Deborah Peterson places flowers at the grave of her brother, Marine Cpl. James Chandonnet Knipple, Oct. 19, 2008, at Arlington National Cemetery. He was one of 241 Americans, mostly Marines, killed in the Oct. 23, 1983, terrorist attacks on a Marine Corps barracks in Beirut. (Defense Department photo)

The Supreme Court ruled 6-2 today that Iran’s central bank must pay a judgment to American victims of Iran-sponsored terror from $1.9 billion in frozen assets.


In Bank Markazi v. Peterson, the bank challenged a measure passed by Congress in 2012 directing that the frozen assets go toward fulfilling a $2.65 billion judgment to the families of victims killed in the 1983 Beirut bombing and other attacks bearing Iran’s fingerprints.

The assets, held in a Citibank account, were ordered to be distributed to the families in a 2014 appeals court ruling challenged by Bank Markazi.

Chief Justice John Roberts and Justice Sonia Sotomayor dissented, with Roberts writing that “Congress has decided this case by enacting a bespoke statute tailored to this case that resolves the parties’ specific legal disputes to guarantee respondents victory.”

Sen.
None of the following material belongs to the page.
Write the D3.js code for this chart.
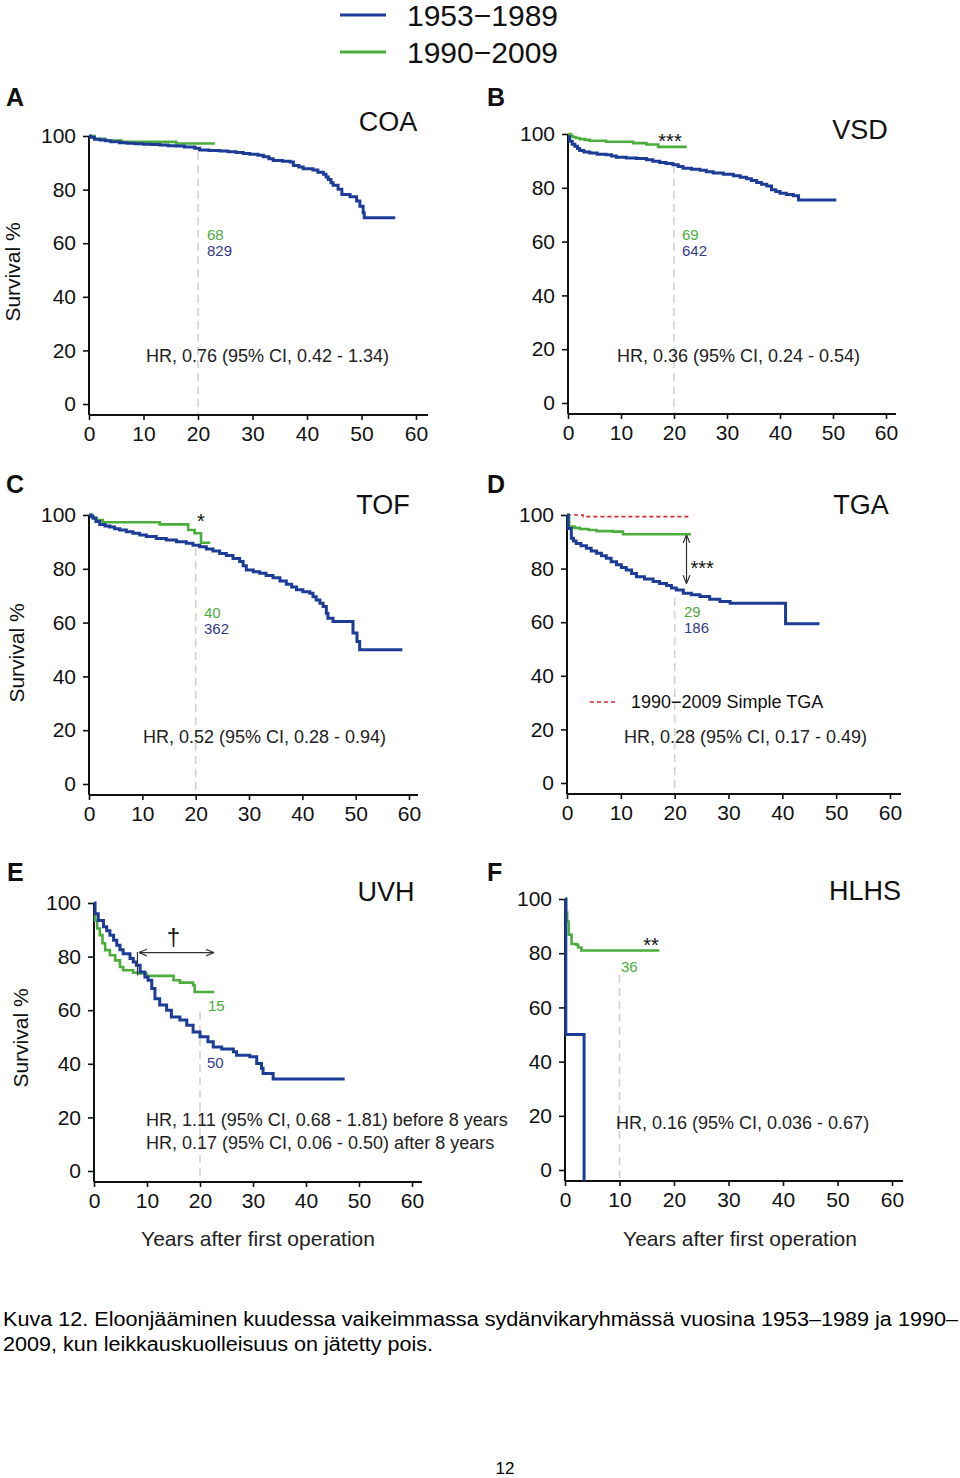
<!DOCTYPE html>
<html><head><meta charset="utf-8">
<script src="https://cdn.jsdelivr.net/npm/d3@7"></script>
<style>
body{margin:0;background:#fff;}
svg text{font-family:"Liberation Sans",Arial,Helvetica,sans-serif;}
</style></head>
<body>
<svg id="chart" width="960" height="1478"></svg>
<script>
// ---------------- DATA ----------------
const seriesNames = ["1953\u22121989", "1990\u22122009"];
const xTicks = [0, 10, 20, 30, 40, 50, 60];
const yTicks = [0, 20, 40, 60, 80, 100];

// [years, survival %]
const coaOld = [[0,100],[0.3,99.5],[1,98.8],[2,98.5],[3,98.2],[4,97.9],[5.6,97.5],[7,97.3],[8.5,97.1],[10,96.9],[11.5,96.8],[13,96.6],[14.5,96.4],[16,96.3],[17.5,95.9],[19.4,95.4],[20.3,94.8],[22,94.6],[24,94.4],[25.5,94.1],[27,93.8],[28.3,93.5],[29.5,93.2],[31,92.8],[32,92.3],[33,91.5],[33.8,90.9],[35.5,90.6],[36.9,90.3],[37.5,89],[38.5,88.4],[39.3,87.8],[41.1,87.3],[42,86.5],[43,85.7],[43.5,84.7],[43.9,83.8],[44.4,82.6],[44.8,81.6],[45.7,80.1],[46.4,78.2],[47.9,77.3],[49.1,75.7],[49.7,73.8],[50.3,71.4],[50.5,69.5],[56.2,69.5]];
const coaNew = [[0,100],[1,99],[3,98.3],[6,97.8],[16,97.2],[23.1,97.2]];

const vsdOld = [[0,99],[0.3,97.3],[0.8,96.2],[1.3,95.4],[1.8,94.6],[2.2,93.9],[3,93.3],[4.1,92.9],[5.5,92.5],[7.2,92.3],[8.2,91.8],[9.1,91.4],[11,91.1],[12.9,90.9],[14.8,90.4],[16,89.9],[17.3,89.4],[18.5,89],[19.8,88.6],[20.8,87.9],[21.7,87.3],[23.3,86.9],[24.9,86.5],[26.1,86],[27.4,85.5],[29.3,85],[31.2,84.5],[32.5,83.9],[33.7,83.4],[34.6,82.7],[35.6,82],[36.5,81.3],[37.5,80.7],[38.4,79.3],[39.2,78.6],[40,78],[41.2,77.5],[42.5,77],[43.5,75.5],[50.6,75.5]];
const vsdNew = [[0,100],[0.5,99.3],[0.9,98.9],[1.5,98.5],[2.2,98.1],[3.2,97.8],[4.1,97.5],[7.2,97.1],[12.3,96.6],[14.8,96.1],[17,95.2],[22.4,95.2]];

const tofOld = [[0,100],[0.4,99.4],[0.75,98.8],[1.3,97.6],[2,96.5],[3,95.9],[3.9,95.5],[4.8,94.9],[5.75,94.4],[7,93.8],[8.25,93.2],[9.5,92.6],[10.75,92],[12.6,91.3],[14.5,90.7],[16.4,90.1],[18.25,89.5],[19.5,88.8],[20.75,88.2],[22,87.4],[23.25,86.6],[24.5,85.7],[25.75,84.9],[27,83.8],[28.25,82.7],[28.9,81.1],[29.5,79.6],[30.8,78.9],[32,78.3],[33.2,77.5],[34.5,76.7],[35.8,75.5],[37,74.3],[38,73.2],[38.9,72.2],[40.1,71.5],[41.4,70.9],[42,69.6],[42.6,68.4],[43.3,67.2],[43.9,66],[44.5,63.5],[44.8,61.6],[45.75,60.4],[49.5,56.1],[50.25,53],[50.75,49.9],[58.75,49.9]];
const tofNew = [[0,100],[0.7,99],[1.4,98.1],[2.6,97.3],[13.25,96.5],[18.6,94.4],[19.8,93.2],[21,89.7],[22.75,89.7]];

const tgaOld = [[0,100],[0.2,95],[0.8,91.3],[1.2,90.3],[1.7,89.4],[2.6,88.5],[3.6,87.6],[4.5,86.6],[5.5,85.7],[6.4,84.8],[7.3,83.9],[8.2,82.6],[9.2,81.4],[10.1,80.4],[11,79.5],[12,78.2],[12.9,77],[14.4,76.1],[16,75.2],[17.2,74.4],[18.5,73.7],[19.4,72.8],[20.3,72],[21.6,70.8],[23.1,70.2],[24.7,69.6],[26.5,68.6],[28.4,67.7],[30.3,67.1],[40.6,59.4],[46.9,59.4]];
const tgaNew = [[0,100],[0.4,95.7],[1.4,95.2],[2.4,94.8],[4,94.4],[5.5,94],[8.6,93.8],[10.4,92.8],[23,92.8]];
const tgaSimple = [[0,100],[3,99.4],[23,99.4]];

const uvhOld = [[0,100],[0.2,96],[0.8,93.5],[1.8,91.1],[2.4,89.6],[3,88],[3.7,86.1],[4.3,84.2],[4.9,82.6],[5.5,81.1],[6.8,79.3],[7.4,78],[8,76.8],[8.7,74.3],[9.6,72.4],[10.2,71.2],[10.9,68.1],[11.5,64.3],[12.4,61.9],[13.7,60],[14.6,57.5],[16.2,56.3],[17.5,54.4],[18.7,51.9],[20,50.1],[21.5,48.2],[22.5,46.3],[24.1,45.5],[26.3,44.5],[26.9,43.2],[29.4,42.6],[30.7,40.1],[31.6,38.3],[31.9,36.4],[33.8,34.3],[47.3,34.3]];
const uvhNew = [[0,95],[0.2,93.5],[0.6,90.5],[1.1,88],[1.6,85],[2.1,82.4],[3,80.5],[4,78.6],[4.9,76.1],[5.5,74.9],[7.4,74],[8.4,73.7],[9.9,72.8],[15,71.2],[16.2,70.3],[18.7,69.3],[19,66.8],[22.7,66.8]];

const hlhsOld = [[0,100],[0.15,50],[3.5,0]];
const hlhsNew = [[0,100],[0.2,95],[0.4,91.7],[0.7,86.8],[1.2,83.4],[2.1,83.1],[2.4,82.1],[3,81],[17.3,81]];

const atRisk = {A:["68","829"], B:["69","642"], C:["40","362"], D:["29","186"], E:["15","50"], F:["36"]};
const hrTexts = {
  A:["HR, 0.76 (95% CI, 0.42 - 1.34)"],
  B:["HR, 0.36 (95% CI, 0.24 - 0.54)"],
  C:["HR, 0.52 (95% CI, 0.28 - 0.94)"],
  D:["HR, 0.28 (95% CI, 0.17 - 0.49)"],
  E:["HR, 1.11 (95% CI, 0.68 - 1.81) before 8 years","HR, 0.17 (95% CI, 0.06 - 0.50) after 8 years"],
  F:["HR, 0.16 (95% CI, 0.036 - 0.67)"]
};

// ---------------- LAYOUT ----------------
const navy = "#1d3c97", green = "#4cad3d", navyText = "#353b8c", greenText = "#4cad3d", red = "#d8262c";
const panels = [
 {key:"A", title:"COA",  x0:89,  x60:416, xEnd:428, y100:136, y0:404,  axisY:415, old:coaOld, nw:coaNew,
  titlePos:[388,121], letter:[6,106], ylab:[12,272], risk:[207,235], hr:[146,356], dash:[20,152]},
 {key:"B", title:"VSD",  x0:568, x60:886, xEnd:896, y100:134, y0:403,  axisY:414, old:vsdOld, nw:vsdNew,
  titlePos:[860,129], letter:[487,106], risk:[682,235], hr:[617,356], dash:[20,165], stars:["***",670,138]},
 {key:"C", title:"TOF",  x0:89,  x60:409, xEnd:418, y100:515, y0:784,  axisY:795, old:tofOld, nw:tofNew,
  titlePos:[383,504], letter:[6,493], ylab:[16,653], risk:[204,613], hr:[143,737], dash:[20,548], stars:["*",201,518]},
 {key:"D", title:"TGA",  x0:567, x60:890, xEnd:901, y100:515, y0:783,  axisY:794, old:tgaOld, nw:tgaNew,
  titlePos:[861,504], letter:[487,493], risk:[684,612], hr:[624,737], dash:[20,598]},
 {key:"E", title:"UVH",  x0:94,  x60:412, xEnd:422, y100:903, y0:1171, axisY:1182, old:uvhOld, nw:uvhNew,
  titlePos:[386,891], letter:[7,881], ylab:[20,1038], hr:[146,1120], dash:[20,1012], xlab:[258,1238]},
 {key:"F", title:"HLHS", x0:565, x60:892, xEnd:903, y100:899, y0:1170, axisY:1181, old:hlhsOld, nw:hlhsNew,
  titlePos:[865,890], letter:[487,881], hr:[616,1123], dash:[10,975], xlab:[740,1238], stars:["**",651,942]}
];

const svg = d3.select("#chart");
const ink = "#111";
const defs = svg.append("defs");
defs.append("marker").attr("id","ah").attr("viewBox","0 0 10 10").attr("refX",9).attr("refY",5)
  .attr("markerWidth",7).attr("markerHeight",7).attr("orient","auto-start-reverse")
  .append("path").attr("d","M0,1 L10,5 L0,9").attr("fill","none").attr("stroke","#333").attr("stroke-width",1.4);

// Top legend
const leg = svg.append("g");
[[navy,15],[green,52]].forEach(([c,y],i)=>{
  leg.append("line").attr("x1",340).attr("x2",386).attr("y1",y).attr("y2",y).attr("stroke",c).attr("stroke-width",3);
  leg.append("text").attr("x",407).attr("y",y).attr("dy","0.36em").attr("font-size",30).attr("fill",ink).text(seriesNames[i]);
});

panels.forEach(p=>{
  const g = svg.append("g");
  const x = d3.scaleLinear([0,60],[p.x0,p.x60]);
  const y = d3.scaleLinear([0,100],[p.y0,p.y100]);

  // dashed reference line
  g.append("line").attr("x1",x(p.dash[0])).attr("x2",x(p.dash[0])).attr("y1",p.dash[1]).attr("y2",p.axisY)
    .attr("stroke","#cfcfcf").attr("stroke-width",1.5).attr("stroke-dasharray","8,5");

  // axes
  const ya = g.append("g").attr("transform",`translate(${p.x0},0)`)
    .call(d3.axisLeft(y).tickValues(yTicks).tickSize(6).tickPadding(7));
  ya.select(".domain").remove();
  const xa = g.append("g").attr("transform",`translate(0,${p.axisY})`)
    .call(d3.axisBottom(x).tickValues(xTicks).tickSize(5).tickPadding(6));
  xa.select(".domain").remove();
  [ya,xa].forEach(a=>{
    a.selectAll("line").attr("stroke",ink).attr("stroke-width",1.6);
    a.selectAll("text").attr("font-size",21).attr("fill",ink).attr("font-family","Liberation Sans, Arial, sans-serif");
  });
  g.append("line").attr("x1",p.x0).attr("x2",p.x0).attr("y1",y(100)).attr("y2",p.axisY).attr("stroke",ink).attr("stroke-width",2);
  g.append("line").attr("x1",p.x0).attr("x2",p.xEnd).attr("y1",p.axisY).attr("y2",p.axisY).attr("stroke",ink).attr("stroke-width",2);

  // curves
  const line = d3.line().x(d=>x(d[0])).y(d=>d[1] <= 0 ? p.axisY : y(d[1])).curve(d3.curveStepAfter);
  if (p.key==="D") {
    g.append("path").datum(tgaSimple).attr("d",line).attr("fill","none").attr("stroke",red)
      .attr("stroke-width",1.6).attr("stroke-dasharray","4,3");
  }
  g.append("path").datum(p.nw).attr("d",line).attr("fill","none").attr("stroke",green).attr("stroke-width",2.6);
  g.append("path").datum(p.old).attr("d",line).attr("fill","none").attr("stroke",navy).attr("stroke-width",3);

  // labels
  g.append("text").attr("x",p.letter[0]).attr("y",p.letter[1]).attr("font-size",25).attr("font-weight","bold").attr("fill",ink).text(p.key);
  g.append("text").attr("x",p.titlePos[0]).attr("y",p.titlePos[1]).attr("dy","0.36em").attr("text-anchor","middle")
    .attr("font-size",27).attr("fill",ink).text(p.title);
  if (p.ylab) g.append("text").attr("transform",`translate(${p.ylab[0]},${p.ylab[1]}) rotate(-90)`).attr("dy","0.36em")
    .attr("text-anchor","middle").attr("font-size",21).attr("fill",ink).text("Survival %");
  if (p.xlab) g.append("text").attr("x",p.xlab[0]).attr("y",p.xlab[1]).attr("dy","0.36em").attr("text-anchor","middle")
    .attr("font-size",21).attr("fill","#222").text("Years after first operation");
  if (p.stars) g.append("text").attr("x",p.stars[1]).attr("y",p.stars[2]).attr("dy","0.5em").attr("text-anchor","middle")
    .attr("font-size",20).attr("fill",ink).text(p.stars[0]);
  hrTexts[p.key].forEach((t,i)=>{
    g.append("text").attr("x",p.hr[0]).attr("y",p.hr[1]+i*23).attr("dy","0.36em").attr("font-size",18).attr("fill","#222").text(t);
  });
  if (p.risk) {
    atRisk[p.key].forEach((t,i)=>{
      g.append("text").attr("x",p.risk[0]).attr("y",p.risk[1]+i*16).attr("dy","0.36em").attr("font-size",15)
        .attr("fill",i===0?greenText:navyText).text(t);
    });
  }

  if (p.key==="D") {
    g.append("line").attr("x1",x(22.2)).attr("x2",x(22.2)).attr("y1",y(92.3)).attr("y2",y(74.7))
      .attr("stroke","#333").attr("stroke-width",1.2).attr("marker-start","url(#ah)").attr("marker-end","url(#ah)");
    g.append("text").attr("x",x(22.2)+4).attr("y",y(81.3)).attr("dy","0.5em").attr("font-size",20).attr("fill",ink).text("***");
    g.append("line").attr("x1",590).attr("x2",617).attr("y1",702).attr("y2",702).attr("stroke",red).attr("stroke-width",1.6).attr("stroke-dasharray","4,3");
    g.append("text").attr("x",631).attr("y",702).attr("dy","0.36em").attr("font-size",18).attr("fill",ink).text("1990\u22122009 Simple TGA");
  }
  if (p.key==="E") {
    g.append("line").attr("x1",x(8.2)).attr("x2",x(8.2)).attr("y1",y(81.7)).attr("y2",y(73)).attr("stroke","#333").attr("stroke-width",1.2);
    g.append("line").attr("x1",x(8.2)+2).attr("x2",x(22.5)).attr("y1",y(81.5)).attr("y2",y(81.5))
      .attr("stroke","#333").attr("stroke-width",1.2).attr("marker-start","url(#ah)").attr("marker-end","url(#ah)");
    g.append("text").attr("x",x(15)).attr("y",y(87.5)).attr("dy","0.36em").attr("text-anchor","middle").attr("font-size",24).attr("fill",ink).text("\u2020");
    g.append("text").attr("x",208).attr("y",1006).attr("dy","0.36em").attr("font-size",15).attr("fill",greenText).text(atRisk.E[0]);
    g.append("text").attr("x",207).attr("y",1063).attr("dy","0.36em").attr("font-size",15).attr("fill",navyText).text(atRisk.E[1]);
  }
  if (p.key==="F") {
    g.append("text").attr("x",621).attr("y",967).attr("dy","0.36em").attr("font-size",15).attr("fill",greenText).text(atRisk.F[0]);
  }
});

// Caption
const capFont = "'Liberation Sans Narrow','Arial Narrow','Liberation Sans',sans-serif";
svg.append("text").attr("x",3).attr("y",1326).attr("font-size",20).attr("fill","#000")
  .attr("textLength",955).attr("lengthAdjust","spacingAndGlyphs").style("font-family",capFont)
  .text("Kuva 12. Eloonjääminen kuudessa vaikeimmassa sydänvikaryhmässä vuosina 1953–1989 ja 1990–");
svg.append("text").attr("x",3).attr("y",1351).attr("font-size",20).attr("fill","#000")
  .attr("textLength",430).attr("lengthAdjust","spacingAndGlyphs").style("font-family",capFont)
  .text("2009, kun leikkauskuolleisuus on jätetty pois.");
svg.append("text").attr("x",505).attr("y",1474).attr("text-anchor","middle").attr("font-size",17).attr("fill","#000").text("12");
</script>
</body></html>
Robert Menendez (D-N.J.), who authored the amendment to the Iran Threat Reduction and Syria Human Rights Act of 2012 requiring that the assets involved in a court proceeding shall “satisfy any judgment…of any compensatory damages awarded against Iran for damages for personal injury or death caused by an act of terrorism,” hailed the ruling.

“The Supreme Court affirmed today that legislative provisions I authored in 2012 were within the constitutional authorities of the United States Congress,” Menendez said in a statement. “And while there is no amount of money, no financial rewards, and no court rulings that can ever truly comfort the families of the victims of Iranian-sponsored terrorism, today’s decision is a long awaited victory for justice and in recognizing that the survivors are entitled to this compensation.”


“By confirming Congress’ prerogative to enact legislation that provides for appropriate and fair compensation to victims of Iranian terrorism, the Supreme Court has also delivered a clear warning to Iran:  So long as Iran continues its support for terrorism, its regime will be held liable for its actions,” Menendez continued.

“This should give the regime pause – its potential windfalls from sanctions relief under the Iran nuclear deal may now be steered to a much greater cause, compensation to American victims of Iran’s predatory foreign policies, something I’ve advocated all along.”

Iranian Foreign Ministry Spokesman Hossein Jaberi Ansari said in December that “the U.S. judicial apparatus, with the support of the country’s administration and Congress, has been issuing and enacting rulings against the Islamic Republic of Iran for years, violating basic principles of international law with recourse to unsubstantiated and baseless allegations.”